Sara Hajian
Hoy contaremos con la participación de Sara Hajian en el Taller#4 de #geoartivismos. Aquí info sobre ella y sobre su intervención:
BIOCV
Sara Hajian, Ph.D., is a Researcher at Eurecat Technology Center, Barcelona, Spain. She received her Ph.D. degree from Computer Engineering and Maths Department of the Universitat Rovira i Virgili (URV) in June 2013. She received her M.Sc. degree in Computer Science from Iran University of Science and Technology (IUST) in 2008. She also had been a member of APA-IUTcert, an academic research and development center in the area of Network Security Vulnerabilities and Incident Handling (2008-2010). Her research interests are data mining methods and algorithms, social media and social network analysis, privacy-preserving data mining and publishing, and algorithmic bias (discovery and prevention of discrimination).
She has been a visiting student at the Knowledge Discovery and Data Mining Laboratory (KDD-Lab), a joint research group of the Information Science and Technology Institute of the Italian National Research Council (CNR) in Pisa and the Computer Science Department of the University of Pisa (2011). She has been a visiting scientist at Yahoo! Labs in Barcelona (2013-2014). The results of her research have been published in top journals and conferences such as ECML PKDD, IEEE TKDE and DAMI.
ABSTRACT
In the information society, massive and automated data collection occurs as a consequence of the ubiquitous digital traces we all generate in our daily life. The availability of such wealth of data makes its publication and analysis highly desirable for a variety of purposes, including policy making, planning, marketing, research, etc. Yet, the real and obvious benefits of data analysis and publishing have a dual, darker side. There are at least two potential threats for individuals whose information is published: privacy invasion and potential discrimination. Privacy invasion occurs when the values of published sensitive attributes can be linked to specific individuals (or companies). Discrimination is unfair or unequal treatment of people based on membership to a category, group or minority, without regard to individual characteristics.

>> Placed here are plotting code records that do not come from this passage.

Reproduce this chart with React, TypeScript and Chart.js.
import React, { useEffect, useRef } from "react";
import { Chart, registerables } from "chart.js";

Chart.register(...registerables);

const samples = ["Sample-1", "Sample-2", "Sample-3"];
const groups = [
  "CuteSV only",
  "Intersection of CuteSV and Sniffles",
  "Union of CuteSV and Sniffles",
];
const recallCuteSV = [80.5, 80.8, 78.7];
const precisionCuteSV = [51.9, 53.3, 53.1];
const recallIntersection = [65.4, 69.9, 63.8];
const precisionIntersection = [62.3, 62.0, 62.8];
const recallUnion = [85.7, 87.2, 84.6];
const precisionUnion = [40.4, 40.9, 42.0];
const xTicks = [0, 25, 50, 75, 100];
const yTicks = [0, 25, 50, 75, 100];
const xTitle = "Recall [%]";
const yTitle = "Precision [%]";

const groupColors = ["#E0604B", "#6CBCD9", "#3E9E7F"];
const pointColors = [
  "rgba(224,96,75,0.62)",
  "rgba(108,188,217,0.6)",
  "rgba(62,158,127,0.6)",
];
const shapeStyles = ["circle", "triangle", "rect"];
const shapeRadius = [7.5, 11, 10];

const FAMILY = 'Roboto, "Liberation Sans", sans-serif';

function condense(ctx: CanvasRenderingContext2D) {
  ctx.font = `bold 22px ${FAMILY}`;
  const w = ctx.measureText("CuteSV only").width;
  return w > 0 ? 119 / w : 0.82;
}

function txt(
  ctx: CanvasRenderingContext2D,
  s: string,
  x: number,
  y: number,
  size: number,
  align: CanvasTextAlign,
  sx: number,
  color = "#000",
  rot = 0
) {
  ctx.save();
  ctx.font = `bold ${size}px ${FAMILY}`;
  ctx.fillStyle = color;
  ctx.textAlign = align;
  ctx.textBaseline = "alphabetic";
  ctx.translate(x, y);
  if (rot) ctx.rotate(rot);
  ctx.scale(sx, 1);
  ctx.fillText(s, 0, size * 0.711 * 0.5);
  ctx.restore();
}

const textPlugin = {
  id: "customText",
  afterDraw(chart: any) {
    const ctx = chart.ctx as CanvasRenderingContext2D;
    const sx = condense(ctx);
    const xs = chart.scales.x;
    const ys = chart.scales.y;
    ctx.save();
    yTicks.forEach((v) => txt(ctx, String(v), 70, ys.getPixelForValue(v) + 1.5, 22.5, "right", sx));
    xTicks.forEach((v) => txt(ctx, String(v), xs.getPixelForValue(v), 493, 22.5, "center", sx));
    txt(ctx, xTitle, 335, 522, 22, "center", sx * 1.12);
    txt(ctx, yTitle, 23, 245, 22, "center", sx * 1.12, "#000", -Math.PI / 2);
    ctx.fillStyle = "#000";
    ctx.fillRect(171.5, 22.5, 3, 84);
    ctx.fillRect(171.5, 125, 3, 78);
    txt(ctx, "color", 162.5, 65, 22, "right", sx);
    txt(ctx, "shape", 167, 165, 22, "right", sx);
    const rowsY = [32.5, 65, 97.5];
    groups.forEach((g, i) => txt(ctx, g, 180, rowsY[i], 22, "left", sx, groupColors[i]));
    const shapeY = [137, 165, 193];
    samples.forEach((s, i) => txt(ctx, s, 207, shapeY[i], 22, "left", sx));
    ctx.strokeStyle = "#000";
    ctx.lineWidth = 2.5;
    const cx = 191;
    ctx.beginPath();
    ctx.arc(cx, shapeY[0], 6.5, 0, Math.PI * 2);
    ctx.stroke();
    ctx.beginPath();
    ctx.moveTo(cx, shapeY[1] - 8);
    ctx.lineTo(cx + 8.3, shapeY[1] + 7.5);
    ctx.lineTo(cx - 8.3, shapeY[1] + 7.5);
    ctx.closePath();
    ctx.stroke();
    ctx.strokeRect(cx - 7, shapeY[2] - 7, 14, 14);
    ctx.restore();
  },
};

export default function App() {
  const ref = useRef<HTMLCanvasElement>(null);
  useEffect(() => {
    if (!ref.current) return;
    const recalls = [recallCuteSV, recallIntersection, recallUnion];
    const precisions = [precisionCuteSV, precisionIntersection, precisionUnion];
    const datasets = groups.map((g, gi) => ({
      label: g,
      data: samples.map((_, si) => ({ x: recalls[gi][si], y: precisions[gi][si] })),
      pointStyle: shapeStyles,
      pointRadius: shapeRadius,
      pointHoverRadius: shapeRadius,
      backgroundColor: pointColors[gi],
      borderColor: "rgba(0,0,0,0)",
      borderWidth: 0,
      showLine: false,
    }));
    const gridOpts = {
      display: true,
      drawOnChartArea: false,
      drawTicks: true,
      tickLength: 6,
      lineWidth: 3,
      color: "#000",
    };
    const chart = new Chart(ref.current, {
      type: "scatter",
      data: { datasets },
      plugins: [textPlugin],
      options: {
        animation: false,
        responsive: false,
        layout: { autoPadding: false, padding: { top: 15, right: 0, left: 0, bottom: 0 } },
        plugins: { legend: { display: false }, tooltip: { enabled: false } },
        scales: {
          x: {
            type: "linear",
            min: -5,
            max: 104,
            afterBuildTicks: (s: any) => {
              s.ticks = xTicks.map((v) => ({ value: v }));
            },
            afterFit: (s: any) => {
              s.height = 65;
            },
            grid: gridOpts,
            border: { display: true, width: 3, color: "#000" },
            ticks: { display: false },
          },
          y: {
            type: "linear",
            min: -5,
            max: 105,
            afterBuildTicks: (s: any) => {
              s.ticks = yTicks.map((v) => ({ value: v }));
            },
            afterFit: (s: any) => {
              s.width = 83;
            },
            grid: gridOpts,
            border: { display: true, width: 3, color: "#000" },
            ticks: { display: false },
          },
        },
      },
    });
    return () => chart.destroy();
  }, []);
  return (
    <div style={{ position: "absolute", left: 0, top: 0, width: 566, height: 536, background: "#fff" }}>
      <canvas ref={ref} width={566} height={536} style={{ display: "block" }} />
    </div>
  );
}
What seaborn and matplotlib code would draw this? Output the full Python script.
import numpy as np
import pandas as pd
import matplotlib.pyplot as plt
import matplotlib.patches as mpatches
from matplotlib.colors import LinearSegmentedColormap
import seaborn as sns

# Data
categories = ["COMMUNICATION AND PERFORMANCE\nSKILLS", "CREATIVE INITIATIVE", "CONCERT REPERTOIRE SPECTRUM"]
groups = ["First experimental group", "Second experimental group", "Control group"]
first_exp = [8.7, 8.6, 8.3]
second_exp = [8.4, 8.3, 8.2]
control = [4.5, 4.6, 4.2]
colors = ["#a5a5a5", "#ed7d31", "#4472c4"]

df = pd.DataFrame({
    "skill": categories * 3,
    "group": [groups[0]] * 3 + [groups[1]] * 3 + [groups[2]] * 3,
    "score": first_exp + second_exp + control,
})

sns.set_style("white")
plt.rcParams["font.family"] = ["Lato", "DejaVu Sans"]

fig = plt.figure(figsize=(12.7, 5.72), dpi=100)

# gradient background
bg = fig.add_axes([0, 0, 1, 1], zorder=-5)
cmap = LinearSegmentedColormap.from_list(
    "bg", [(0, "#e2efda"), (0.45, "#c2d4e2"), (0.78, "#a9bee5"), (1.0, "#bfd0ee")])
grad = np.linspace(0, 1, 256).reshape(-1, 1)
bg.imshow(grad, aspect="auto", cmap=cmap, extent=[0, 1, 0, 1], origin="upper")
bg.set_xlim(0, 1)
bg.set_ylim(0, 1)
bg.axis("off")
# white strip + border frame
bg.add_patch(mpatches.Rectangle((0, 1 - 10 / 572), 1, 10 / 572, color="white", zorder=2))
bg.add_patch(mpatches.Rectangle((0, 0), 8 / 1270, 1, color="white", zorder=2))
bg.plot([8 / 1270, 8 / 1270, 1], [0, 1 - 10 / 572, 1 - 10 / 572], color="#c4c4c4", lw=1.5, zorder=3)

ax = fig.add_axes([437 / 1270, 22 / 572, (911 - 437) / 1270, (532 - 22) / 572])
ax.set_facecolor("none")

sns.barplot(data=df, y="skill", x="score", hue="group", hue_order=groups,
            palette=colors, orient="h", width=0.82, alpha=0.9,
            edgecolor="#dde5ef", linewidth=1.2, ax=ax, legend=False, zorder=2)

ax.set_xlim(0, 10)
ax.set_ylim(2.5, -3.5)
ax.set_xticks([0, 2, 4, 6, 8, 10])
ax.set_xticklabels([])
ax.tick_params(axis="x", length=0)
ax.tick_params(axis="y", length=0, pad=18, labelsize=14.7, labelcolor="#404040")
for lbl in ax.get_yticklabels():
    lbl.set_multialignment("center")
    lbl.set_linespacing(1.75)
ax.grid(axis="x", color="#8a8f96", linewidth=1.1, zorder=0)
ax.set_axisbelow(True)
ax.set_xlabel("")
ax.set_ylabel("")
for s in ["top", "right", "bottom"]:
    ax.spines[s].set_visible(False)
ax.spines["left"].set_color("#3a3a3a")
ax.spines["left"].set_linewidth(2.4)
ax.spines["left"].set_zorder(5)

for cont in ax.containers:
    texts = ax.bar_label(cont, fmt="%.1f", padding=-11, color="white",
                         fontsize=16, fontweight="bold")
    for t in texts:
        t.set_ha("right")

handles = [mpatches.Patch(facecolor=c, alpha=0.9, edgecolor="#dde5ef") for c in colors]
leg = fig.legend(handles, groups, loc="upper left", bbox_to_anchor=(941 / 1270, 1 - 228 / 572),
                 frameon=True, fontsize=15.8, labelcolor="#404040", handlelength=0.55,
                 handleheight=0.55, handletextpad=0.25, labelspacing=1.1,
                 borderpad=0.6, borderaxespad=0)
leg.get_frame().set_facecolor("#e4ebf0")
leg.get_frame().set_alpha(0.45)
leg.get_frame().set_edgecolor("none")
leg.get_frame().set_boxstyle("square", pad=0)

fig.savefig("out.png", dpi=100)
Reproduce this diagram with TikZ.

On the legal side, parallel to the development of privacy legislation, anti-discrimination legislation has undergone a remarkable expansion, and it now prohibits discrimination against protected groups on the grounds of race, color, religion, nationality, sex, marital status, age and pregnancy, and in a number of settings, like credit and insurance, personnel selection and wages, and access to public services. On the technology side, efforts at guaranteeing privacy have led to developing privacy preserving data mining (PPDM) and efforts at fighting discrimination have led to developing anti-discrimination techniques in data mining. Some proposals are oriented to the discovery and measurement of discrimination, while others deal with preventing data mining (DPDM) from becoming itself a source of discrimination, due to automated decision making based on discriminatory models extracted from inherently biased datasets. I will describe some of these techniques for discrimination prevention, simultaneous discrimination and privacy protection, and discrimination discovery and show some recent results.